John Hayes, transport minister in England, highlighted the potential savings for owners of driverless cars in a parliamentary session in which proposed new legislation to encourage growth in the development and commercialisation of driverless cars was discussed by MPs. The Automated and Electric Vehicles Bill was introduced before the UK parliament last week.

"My guess is that initially, as the marketplace develops and new products emerge, prices will be much as they are now; but that as the record becomes established and insurers’ calculations about the likelihood of claims are affected by the greater safety provided by autonomous vehicles, prices may well fall," Hayes said.

The minister qualified his comments by stating that the pricing of motor insurance policies for driverless cars would be "a matter for insurers" and was "not something that the government can stipulate, dictate or even, with any certainty, predict".

However, Hayes referred to comments made by David Williams, chief commercial underwriter at AXA who has predicted "substantially reduced premiums" in future as a result of driverless cars "making our roads safer" and reducing "the costs of claims".

Hayes said: "It seems to me that if the ​safety of autonomous vehicles means fewer accidents, insurers will find that out. As they do so, the ability to insure a vehicle will grow and the price of doing so will fall. That is, as I say, a matter for the future and not for now."

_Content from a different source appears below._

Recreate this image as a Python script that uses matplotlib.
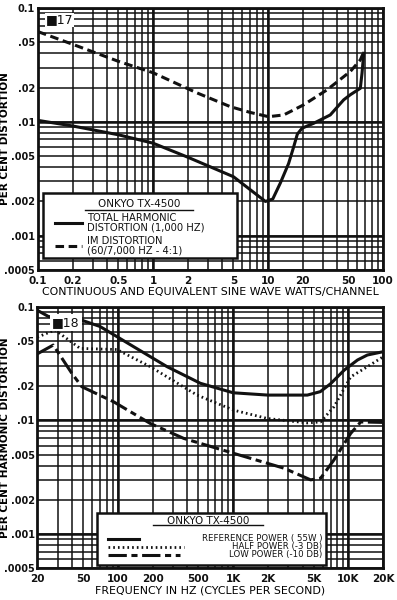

According to the new Automated and Electric Vehicles Bill, insurers would generally be liable for damage stemming from an accident caused by an automated vehicle "when driving itself" where the vehicle is insured and "an insured person or any other person suffers damage as a result of the accident".

Where driverless cars are not insured, owners would be left liable for the damage stemming from accidents.

Insurers would be able to exclude or limit their liability for damage if insured individuals make "software alterations" that they are prohibited to make under their insurance policy, or if they do no install "safety-critical software updates" that they at least "ought reasonably to know" are "safety-critical".

Where insurers are liable to make payment for damages to those impacted by an accident, they would have a right to raise a claim against those responsible for the accident for recovery of the money they have paid out.

Hayes said insurers' rights to recover costs from "the liable party" under the Bill would apply under "common and product law".

"Automated vehicles, together with an effective insurance framework, as the government propose in the Bill, could deliver significant financial and safety benefits for road users," the minister said.